Minnesota Leaders Called ICE “Gestapo,” The Reality is They Rescued Over 3,300 Missing Kids

Since President Trump returned to office and began enforcing immigration law again, Democrat leaders have turned up the rhetoric to eleven. Nowhere has that been clearer than in Minnesota.

Gov. Tim Walz and Minneapolis Mayor Jacob Frey have publicly compared ICE agents to the “gestapo,” accusing them of committing “atrocities” and telling them to get out of the state.

That’s the accusation.

Now here’s the reality.

Border czar Tom Homan announced that as the recent ICE surge winds down, agents were able to locate and rescue over 3,300 missing and endangered children who crossed the border under the previous administration.

Over 3,300 children.

These were unaccompanied minors who had effectively disappeared into the system. ICE tracked them down. They found them. They rescued them.

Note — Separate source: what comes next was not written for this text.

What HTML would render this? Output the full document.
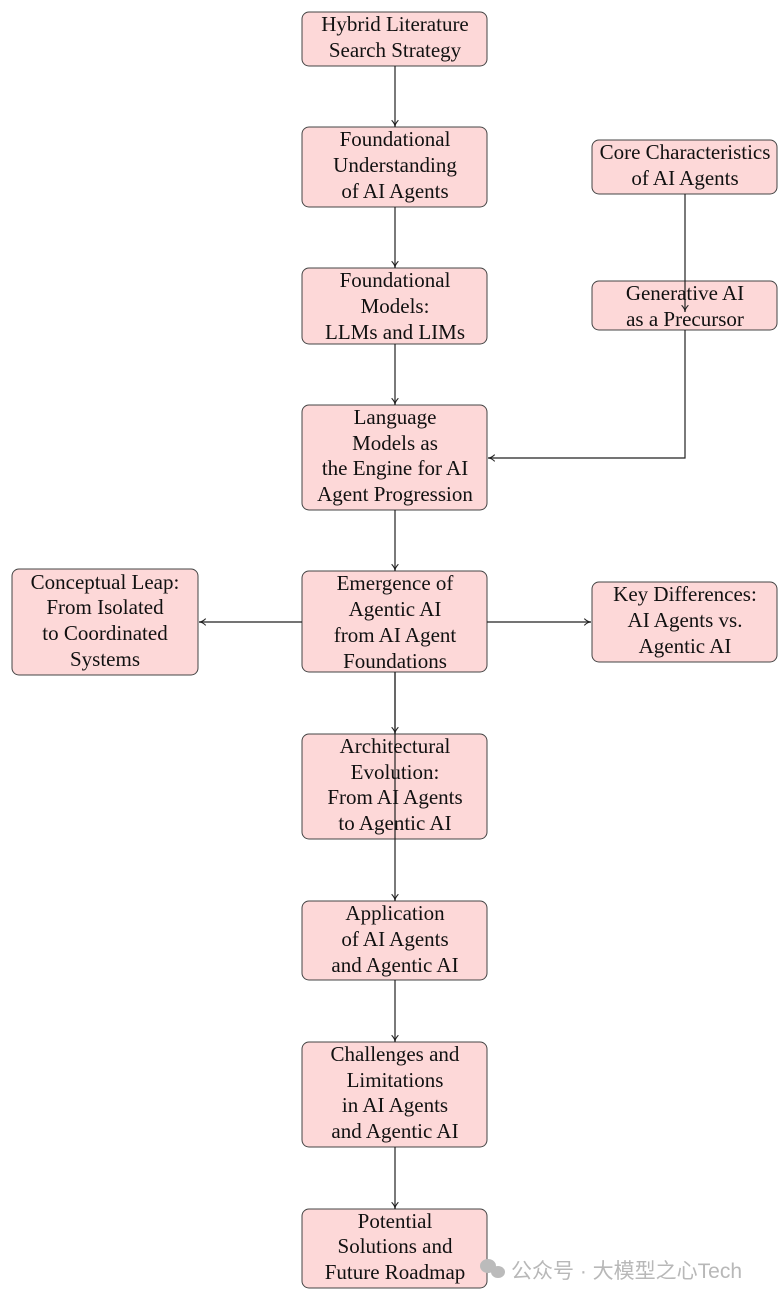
<!DOCTYPE html>
<html><head><meta charset="utf-8"><style>
html,body{margin:0;padding:0;background:#fff;}
svg{display:block;}
text{font-family:"Liberation Serif",serif;font-size:21px;fill:#111;text-anchor:middle;}
.b{fill:#fdd8d8;stroke:#444;stroke-width:1;}
.l{stroke:#222;stroke-width:1.2;fill:none;}
</style></head><body>
<svg width="784" height="1300" viewBox="0 0 784 1300">
<defs><marker id="a" viewBox="0 0 10 10" refX="9" refY="5" markerWidth="7" markerHeight="7" orient="auto"><path d="M1,1 Q5,5 9,5 Q5,5 1,9" fill="none" stroke="#222" stroke-width="1.3"/></marker></defs>
<rect class="b" x="302" y="12" width="185" height="54" rx="7"/>
<rect class="b" x="302" y="127" width="185" height="80" rx="7"/>
<rect class="b" x="302" y="268" width="185" height="76" rx="7"/>
<rect class="b" x="302" y="405" width="185" height="105" rx="7"/>
<rect class="b" x="302" y="571" width="185" height="101" rx="7"/>
<rect class="b" x="302" y="734" width="185" height="105" rx="7"/>
<rect class="b" x="302" y="901" width="185" height="79" rx="7"/>
<rect class="b" x="302" y="1042" width="185" height="105" rx="7"/>
<rect class="b" x="302" y="1209" width="185" height="79" rx="7"/>
<rect class="b" x="12" y="569" width="186" height="106" rx="7"/>
<rect class="b" x="592" y="582" width="185" height="80" rx="7"/>
<rect class="b" x="592" y="140" width="185" height="54" rx="7"/>
<rect class="b" x="592" y="281" width="185" height="49" rx="7"/>
<g class="l" marker-end="url(#a)">
<line x1="395" y1="66" x2="395" y2="127"/>
<line x1="395" y1="207" x2="395" y2="268"/>
<line x1="395" y1="344" x2="395" y2="405"/>
<line x1="395" y1="510" x2="395" y2="571"/>
<line x1="395" y1="672" x2="395" y2="734"/>
<line x1="395" y1="672" x2="395" y2="901"/>
<line x1="395" y1="980" x2="395" y2="1042"/>
<line x1="395" y1="1147" x2="395" y2="1209"/>
<line x1="685" y1="194" x2="685" y2="312"/>
<polyline points="685,330 685,458 488,458"/>
<line x1="302" y1="622" x2="199" y2="622"/>
<line x1="487" y1="622" x2="591" y2="622"/>
</g>
<text x="395" y="31">Hybrid Literature</text><text x="395" y="57">Search Strategy</text>
<text x="395" y="146">Foundational</text><text x="395" y="172">Understanding</text><text x="395" y="198">of AI Agents</text>
<text x="395" y="287">Foundational</text><text x="395" y="313">Models:</text><text x="395" y="339">LLMs and LIMs</text>
<text x="395" y="424">Language</text><text x="395" y="450">Models as</text><text x="395" y="475">the Engine for AI</text><text x="395" y="501">Agent Progression</text>
<text x="395" y="590">Emergence of</text><text x="395" y="616">Agentic AI</text><text x="395" y="642">from AI Agent</text><text x="395" y="668">Foundations</text>
<text x="395" y="753">Architectural</text><text x="395" y="779">Evolution:</text><text x="395" y="804">From AI Agents</text><text x="395" y="830">to Agentic AI</text>
<text x="395" y="920">Application</text><text x="395" y="946">of AI Agents</text><text x="395" y="972">and Agentic AI</text>
<text x="395" y="1061">Challenges and</text><text x="395" y="1087">Limitations</text><text x="395" y="1112">in AI Agents</text><text x="395" y="1138">and Agentic AI</text>
<text x="395" y="1228">Potential</text><text x="395" y="1253">Solutions and</text><text x="395" y="1279">Future Roadmap</text>
<text x="105" y="589">Conceptual Leap:</text><text x="105" y="614">From Isolated</text><text x="105" y="640">to Coordinated</text><text x="105" y="666">Systems</text>
<text x="685" y="601">Key Differences:</text><text x="685" y="627">AI Agents vs.</text><text x="685" y="653">Agentic AI</text>
<text x="685" y="159">Core Characteristics</text><text x="685" y="185">of AI Agents</text>
<text x="685" y="300">Generative AI</text><text x="685" y="326">as a Precursor</text>
<g fill="#bbb"><ellipse cx="488" cy="1266" rx="8" ry="7"/><ellipse cx="498" cy="1272" rx="7" ry="6"/></g>
<text x="511" y="1278" style="font-family:'Liberation Sans','Noto Sans CJK SC',sans-serif;font-size:21px;fill:#b8b8b8;text-anchor:start;">公众号 · 大模型之心Tech</text>
</svg>
</body></html>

That does not sound like “Nazis.” It does not sound like “gestapo.” It sounds like federal officers doing the kind of work most Americans would assume deserves bipartisan support.

ICE and Border Patrol have also removed dangerous criminal illegal aliens from communities while facing constant protests, lawsuits, and political attacks. Yet when agents locate thousands of vulnerable children, much of the media barely acknowledges it.

You can debate immigration policy. You can argue about enforcement priorities. But branding law enforcement officers as historical villains while they are actively rescuing children is indefensible.

Tom Homan’s announcement forces a simple question: If finding over 3,300 missing and endangered children is controversial, what exactly are Minnesota’s leaders objecting to?

Because the results speak for themselves.